Managing and Avoiding College Debt
This article teaches parents and students valuable lessons on how to control debt levels during the critical college years.
In today’s economy, the cost of college tuition, not to mention living expenses and books, is skyrocketing higher and higher.
And with all those costs, it is becoming more and more common for graduates to leave school with more than a diploma. They leave with tens of thousands of dollars in debt as well.
For many families, student loans are seen as an easy way to afford a college education. What they forget is that these students are committing themselves to monthly payments of up to $300 dollars depending on the level of debt. And it’s not uncommon for students of four-year state universities to graduate with $20,000 or $30,000 loans to pay off. The amounts are even higher for big-name private institutions and students who continue on to secondary education programs.
What does all this mean? About ten years of debt repayment. While the interest rates on student loans are very reasonable, you have to pay them off during the first ten years of your professional life, when your salary will likely be its lowest.
For graduates with four-year degrees, starting annual salaries are at best in the low $30s, and that’s for students with engineering or computer programming degrees with outstanding academic records. At worst, you may have to settle for salaries in the high teens or low $20s, and then that student loan really starts to pinch you financially.
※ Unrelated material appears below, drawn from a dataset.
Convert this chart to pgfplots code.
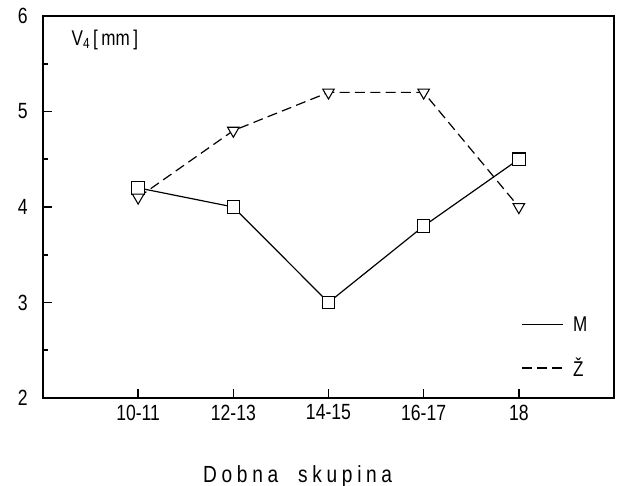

There are ways to avoid the college debt problem. For starters, it’s not written in stone that you have to attend a four-year institution for four years. The stigma once attached to community colleges is pretty much gone as more and more good students attend them for financial reasons.
By attending community college and living at home, you will likely have time to work a part-time job. And with practically no bills, you can save much of the money you earn. Once you’ve earned a two-year degree, you transfer to the four-year school where you earn the rest of your degree, continuing to hold a part-time job and live off your savings from the previous two years.
Granted, this may not sound like as much fun as taking out the loans, going to the big campus, and not worrying about your finances. But you’ll save yourself a ton of money in the long run. And even if you just reduce the amount of money you borrow by 50 or 60 percent, you come out ahead in the long run.
Another fantastic way to attend college without debt is to join the National Guard Reserves. Under the GI Bill, the government pays for all of your tuition, plus a monthly stipend for expenses. In exchange, you have to commit to the National Guard for six years. For many students a six-year commitment to the National Guard sounds a lot better than a ten-year commitment to repaying a student loan.
It’s hard to communicate this point to college-age kids, whose top priority is simply getting out on their own and exercising their independence, but making a monthly payment on your student loan for ten years is a huge burden. It’s worth the effort it takes to avoid it.